(WHAT NEEDS TO BE DONE) Each line of the listing must be transcribed exactly, except for the images, which should be excluded.

>> Begin GIVEN ENTRIES

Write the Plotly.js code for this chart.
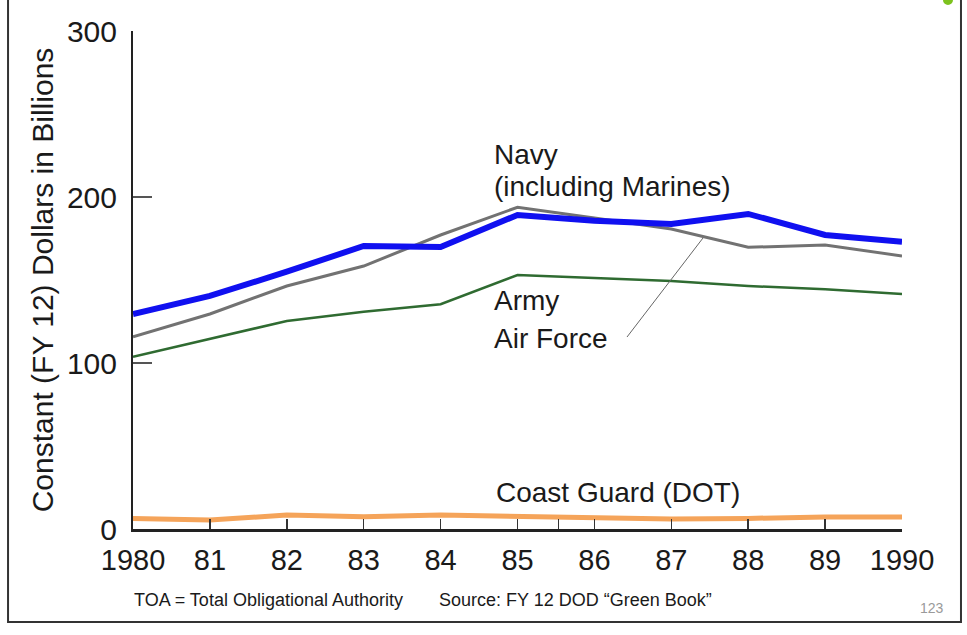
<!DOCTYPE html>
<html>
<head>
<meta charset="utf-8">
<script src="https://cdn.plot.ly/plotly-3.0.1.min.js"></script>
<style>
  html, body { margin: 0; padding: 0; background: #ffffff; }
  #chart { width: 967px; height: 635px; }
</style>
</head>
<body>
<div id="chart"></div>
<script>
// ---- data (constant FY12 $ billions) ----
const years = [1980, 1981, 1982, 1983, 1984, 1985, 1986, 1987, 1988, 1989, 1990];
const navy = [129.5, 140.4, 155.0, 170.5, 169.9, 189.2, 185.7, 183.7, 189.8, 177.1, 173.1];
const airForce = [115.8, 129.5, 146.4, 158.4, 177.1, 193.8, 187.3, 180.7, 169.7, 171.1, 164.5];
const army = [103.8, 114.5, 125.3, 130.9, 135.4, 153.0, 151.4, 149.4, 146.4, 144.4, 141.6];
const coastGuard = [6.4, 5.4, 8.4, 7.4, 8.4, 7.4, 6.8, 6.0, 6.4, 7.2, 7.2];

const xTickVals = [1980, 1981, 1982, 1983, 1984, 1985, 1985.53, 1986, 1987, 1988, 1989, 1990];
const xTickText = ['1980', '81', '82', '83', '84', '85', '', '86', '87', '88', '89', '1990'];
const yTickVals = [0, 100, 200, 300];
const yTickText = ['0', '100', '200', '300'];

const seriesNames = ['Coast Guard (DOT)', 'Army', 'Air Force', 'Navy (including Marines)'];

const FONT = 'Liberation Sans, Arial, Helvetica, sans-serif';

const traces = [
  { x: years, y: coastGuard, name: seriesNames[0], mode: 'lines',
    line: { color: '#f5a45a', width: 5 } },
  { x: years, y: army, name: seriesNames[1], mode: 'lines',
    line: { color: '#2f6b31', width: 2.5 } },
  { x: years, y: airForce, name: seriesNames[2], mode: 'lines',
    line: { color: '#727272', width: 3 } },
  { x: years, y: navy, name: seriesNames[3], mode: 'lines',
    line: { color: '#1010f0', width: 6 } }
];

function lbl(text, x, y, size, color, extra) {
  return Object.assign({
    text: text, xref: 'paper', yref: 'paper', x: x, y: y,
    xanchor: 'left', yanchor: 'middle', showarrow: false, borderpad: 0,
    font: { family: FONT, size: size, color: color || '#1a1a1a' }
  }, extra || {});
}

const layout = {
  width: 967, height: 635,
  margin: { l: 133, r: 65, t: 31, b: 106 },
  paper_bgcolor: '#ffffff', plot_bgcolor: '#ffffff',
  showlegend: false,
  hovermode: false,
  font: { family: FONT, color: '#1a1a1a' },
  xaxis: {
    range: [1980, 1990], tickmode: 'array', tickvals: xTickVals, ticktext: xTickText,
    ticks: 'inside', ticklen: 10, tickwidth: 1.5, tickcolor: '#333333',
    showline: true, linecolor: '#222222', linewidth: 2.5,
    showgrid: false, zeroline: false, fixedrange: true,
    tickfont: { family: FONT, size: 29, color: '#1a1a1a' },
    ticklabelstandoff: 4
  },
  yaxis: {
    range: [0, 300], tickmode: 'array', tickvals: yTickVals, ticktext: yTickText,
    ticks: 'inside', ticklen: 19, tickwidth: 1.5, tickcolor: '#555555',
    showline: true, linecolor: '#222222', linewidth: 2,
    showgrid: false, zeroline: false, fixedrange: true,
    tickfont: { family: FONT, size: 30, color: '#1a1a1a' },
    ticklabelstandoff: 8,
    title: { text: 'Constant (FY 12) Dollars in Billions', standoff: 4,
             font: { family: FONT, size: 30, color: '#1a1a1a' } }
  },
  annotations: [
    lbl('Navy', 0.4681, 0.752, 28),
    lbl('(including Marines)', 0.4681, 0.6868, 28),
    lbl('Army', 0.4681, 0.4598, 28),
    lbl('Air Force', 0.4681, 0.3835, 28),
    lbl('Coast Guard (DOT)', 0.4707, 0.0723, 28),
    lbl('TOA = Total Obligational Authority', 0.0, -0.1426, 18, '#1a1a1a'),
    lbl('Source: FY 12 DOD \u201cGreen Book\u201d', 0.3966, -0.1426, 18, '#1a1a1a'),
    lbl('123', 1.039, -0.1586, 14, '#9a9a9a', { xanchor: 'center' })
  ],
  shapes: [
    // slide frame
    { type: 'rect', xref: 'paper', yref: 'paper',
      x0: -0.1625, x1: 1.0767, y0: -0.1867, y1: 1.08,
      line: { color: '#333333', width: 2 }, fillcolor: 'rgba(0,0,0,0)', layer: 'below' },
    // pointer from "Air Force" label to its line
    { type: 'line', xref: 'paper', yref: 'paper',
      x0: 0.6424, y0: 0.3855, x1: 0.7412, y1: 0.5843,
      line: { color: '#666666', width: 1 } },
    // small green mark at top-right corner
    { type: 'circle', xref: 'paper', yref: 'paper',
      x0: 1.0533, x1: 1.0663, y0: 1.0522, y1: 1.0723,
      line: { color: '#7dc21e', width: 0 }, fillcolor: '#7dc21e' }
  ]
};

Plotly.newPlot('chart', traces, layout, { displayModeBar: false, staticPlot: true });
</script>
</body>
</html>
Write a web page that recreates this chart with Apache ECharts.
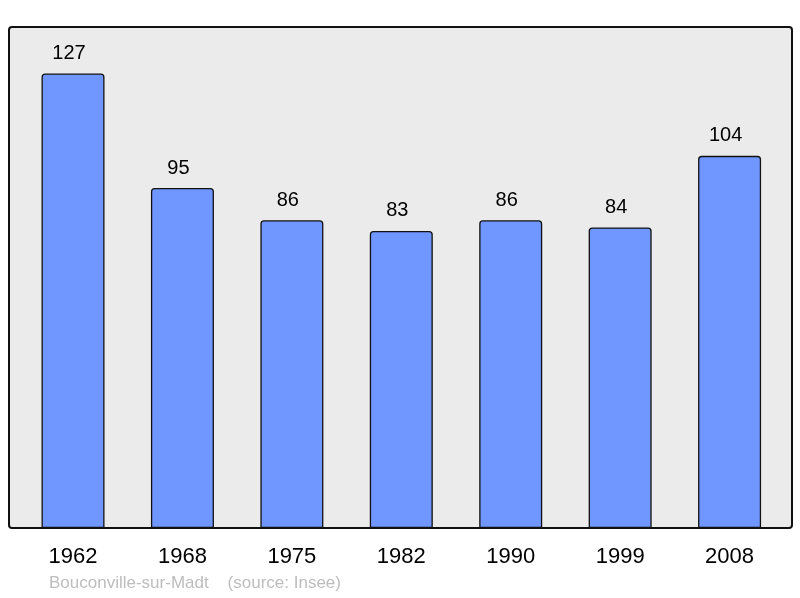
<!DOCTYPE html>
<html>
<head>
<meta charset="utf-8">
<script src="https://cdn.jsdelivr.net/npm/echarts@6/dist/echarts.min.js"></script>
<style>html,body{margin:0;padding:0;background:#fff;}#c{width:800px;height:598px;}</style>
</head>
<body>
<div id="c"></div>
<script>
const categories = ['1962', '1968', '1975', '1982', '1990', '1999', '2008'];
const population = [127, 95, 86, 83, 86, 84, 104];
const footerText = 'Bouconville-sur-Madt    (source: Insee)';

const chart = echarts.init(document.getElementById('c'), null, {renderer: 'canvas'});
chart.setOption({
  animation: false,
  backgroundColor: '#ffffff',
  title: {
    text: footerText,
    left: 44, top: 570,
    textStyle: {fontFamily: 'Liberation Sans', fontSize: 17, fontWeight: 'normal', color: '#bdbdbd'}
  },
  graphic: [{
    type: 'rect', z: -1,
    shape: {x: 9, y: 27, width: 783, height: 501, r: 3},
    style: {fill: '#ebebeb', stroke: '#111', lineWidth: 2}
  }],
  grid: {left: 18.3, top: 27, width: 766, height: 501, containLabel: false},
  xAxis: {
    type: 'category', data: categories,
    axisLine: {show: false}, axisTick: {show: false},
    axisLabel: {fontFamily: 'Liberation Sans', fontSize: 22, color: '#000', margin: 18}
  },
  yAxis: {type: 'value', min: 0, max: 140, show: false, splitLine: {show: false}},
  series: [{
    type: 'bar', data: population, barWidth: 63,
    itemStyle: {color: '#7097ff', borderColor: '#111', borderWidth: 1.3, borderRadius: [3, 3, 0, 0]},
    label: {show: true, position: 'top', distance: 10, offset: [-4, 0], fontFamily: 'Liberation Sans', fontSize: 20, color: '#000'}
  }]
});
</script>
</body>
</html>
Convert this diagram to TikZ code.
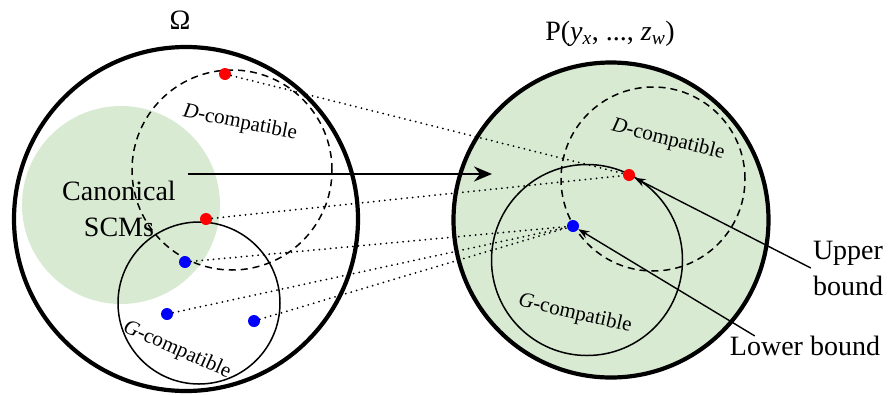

>> End GIVEN ENTRIES

(FULL OUTPUT)
Write the Plotly.js code for this chart.
<!DOCTYPE html>
<html>
<head>
<meta charset="utf-8">
<script src="https://cdn.plot.ly/plotly-3.0.1.min.js"></script>
<style>
  html, body { margin: 0; padding: 0; background: #ffffff; }
  #chart { width: 967px; height: 635px; }
</style>
</head>
<body>
<div id="chart"></div>
<script>
// ---- data (constant FY12 $ billions) ----
const years = [1980, 1981, 1982, 1983, 1984, 1985, 1986, 1987, 1988, 1989, 1990];
const navy = [129.5, 140.4, 155.0, 170.5, 169.9, 189.2, 185.7, 183.7, 189.8, 177.1, 173.1];
const airForce = [115.8, 129.5, 146.4, 158.4, 177.1, 193.8, 187.3, 180.7, 169.7, 171.1, 164.5];
const army = [103.8, 114.5, 125.3, 130.9, 135.4, 153.0, 151.4, 149.4, 146.4, 144.4, 141.6];
const coastGuard = [6.4, 5.4, 8.4, 7.4, 8.4, 7.4, 6.8, 6.0, 6.4, 7.2, 7.2];

const xTickVals = [1980, 1981, 1982, 1983, 1984, 1985, 1985.53, 1986, 1987, 1988, 1989, 1990];
const xTickText = ['1980', '81', '82', '83', '84', '85', '', '86', '87', '88', '89', '1990'];
const yTickVals = [0, 100, 200, 300];
const yTickText = ['0', '100', '200', '300'];

const seriesNames = ['Coast Guard (DOT)', 'Army', 'Air Force', 'Navy (including Marines)'];

const FONT = 'Liberation Sans, Arial, Helvetica, sans-serif';

const traces = [
  { x: years, y: coastGuard, name: seriesNames[0], mode: 'lines',
    line: { color: '#f5a45a', width: 5 } },
  { x: years, y: army, name: seriesNames[1], mode: 'lines',
    line: { color: '#2f6b31', width: 2.5 } },
  { x: years, y: airForce, name: seriesNames[2], mode: 'lines',
    line: { color: '#727272', width: 3 } },
  { x: years, y: navy, name: seriesNames[3], mode: 'lines',
    line: { color: '#1010f0', width: 6 } }
];

function lbl(text, x, y, size, color, extra) {
  return Object.assign({
    text: text, xref: 'paper', yref: 'paper', x: x, y: y,
    xanchor: 'left', yanchor: 'middle', showarrow: false, borderpad: 0,
    font: { family: FONT, size: size, color: color || '#1a1a1a' }
  }, extra || {});
}

const layout = {
  width: 967, height: 635,
  margin: { l: 133, r: 65, t: 31, b: 106 },
  paper_bgcolor: '#ffffff', plot_bgcolor: '#ffffff',
  showlegend: false,
  hovermode: false,
  font: { family: FONT, color: '#1a1a1a' },
  xaxis: {
    range: [1980, 1990], tickmode: 'array', tickvals: xTickVals, ticktext: xTickText,
    ticks: 'inside', ticklen: 10, tickwidth: 1.5, tickcolor: '#333333',
    showline: true, linecolor: '#222222', linewidth: 2.5,
    showgrid: false, zeroline: false, fixedrange: true,
    tickfont: { family: FONT, size: 29, color: '#1a1a1a' },
    ticklabelstandoff: 4
  },
  yaxis: {
    range: [0, 300], tickmode: 'array', tickvals: yTickVals, ticktext: yTickText,
    ticks: 'inside', ticklen: 19, tickwidth: 1.5, tickcolor: '#555555',
    showline: true, linecolor: '#222222', linewidth: 2,
    showgrid: false, zeroline: false, fixedrange: true,
    tickfont: { family: FONT, size: 30, color: '#1a1a1a' },
    ticklabelstandoff: 8,
    title: { text: 'Constant (FY 12) Dollars in Billions', standoff: 4,
             font: { family: FONT, size: 30, color: '#1a1a1a' } }
  },
  annotations: [
    lbl('Navy', 0.4681, 0.752, 28),
    lbl('(including Marines)', 0.4681, 0.6868, 28),
    lbl('Army', 0.4681, 0.4598, 28),
    lbl('Air Force', 0.4681, 0.3835, 28),
    lbl('Coast Guard (DOT)', 0.4707, 0.0723, 28),
    lbl('TOA = Total Obligational Authority', 0.0, -0.1426, 18, '#1a1a1a'),
    lbl('Source: FY 12 DOD \u201cGreen Book\u201d', 0.3966, -0.1426, 18, '#1a1a1a'),
    lbl('123', 1.039, -0.1586, 14, '#9a9a9a', { xanchor: 'center' })
  ],
  shapes: [
    // slide frame
    { type: 'rect', xref: 'paper', yref: 'paper',
      x0: -0.1625, x1: 1.0767, y0: -0.1867, y1: 1.08,
      line: { color: '#333333', width: 2 }, fillcolor: 'rgba(0,0,0,0)', layer: 'below' },
    // pointer from "Air Force" label to its line
    { type: 'line', xref: 'paper', yref: 'paper',
      x0: 0.6424, y0: 0.3855, x1: 0.7412, y1: 0.5843,
      line: { color: '#666666', width: 1 } },
    // small green mark at top-right corner
    { type: 'circle', xref: 'paper', yref: 'paper',
      x0: 1.0533, x1: 1.0663, y0: 1.0522, y1: 1.0723,
      line: { color: '#7dc21e', width: 0 }, fillcolor: '#7dc21e' }
  ]
};

Plotly.newPlot('chart', traces, layout, { displayModeBar: false, staticPlot: true });
</script>
</body>
</html>
Write a web page that recreates this chart with Apache ECharts.
<!DOCTYPE html>
<html>
<head>
<meta charset="utf-8">
<script src="https://cdn.jsdelivr.net/npm/echarts@6/dist/echarts.min.js"></script>
<style>html,body{margin:0;padding:0;background:#fff;}#c{width:800px;height:598px;}</style>
</head>
<body>
<div id="c"></div>
<script>
const categories = ['1962', '1968', '1975', '1982', '1990', '1999', '2008'];
const population = [127, 95, 86, 83, 86, 84, 104];
const footerText = 'Bouconville-sur-Madt    (source: Insee)';

const chart = echarts.init(document.getElementById('c'), null, {renderer: 'canvas'});
chart.setOption({
  animation: false,
  backgroundColor: '#ffffff',
  title: {
    text: footerText,
    left: 44, top: 570,
    textStyle: {fontFamily: 'Liberation Sans', fontSize: 17, fontWeight: 'normal', color: '#bdbdbd'}
  },
  graphic: [{
    type: 'rect', z: -1,
    shape: {x: 9, y: 27, width: 783, height: 501, r: 3},
    style: {fill: '#ebebeb', stroke: '#111', lineWidth: 2}
  }],
  grid: {left: 18.3, top: 27, width: 766, height: 501, containLabel: false},
  xAxis: {
    type: 'category', data: categories,
    axisLine: {show: false}, axisTick: {show: false},
    axisLabel: {fontFamily: 'Liberation Sans', fontSize: 22, color: '#000', margin: 18}
  },
  yAxis: {type: 'value', min: 0, max: 140, show: false, splitLine: {show: false}},
  series: [{
    type: 'bar', data: population, barWidth: 63,
    itemStyle: {color: '#7097ff', borderColor: '#111', borderWidth: 1.3, borderRadius: [3, 3, 0, 0]},
    label: {show: true, position: 'top', distance: 10, offset: [-4, 0], fontFamily: 'Liberation Sans', fontSize: 20, color: '#000'}
  }]
});
</script>
</body>
</html>
Convert this diagram to TikZ code.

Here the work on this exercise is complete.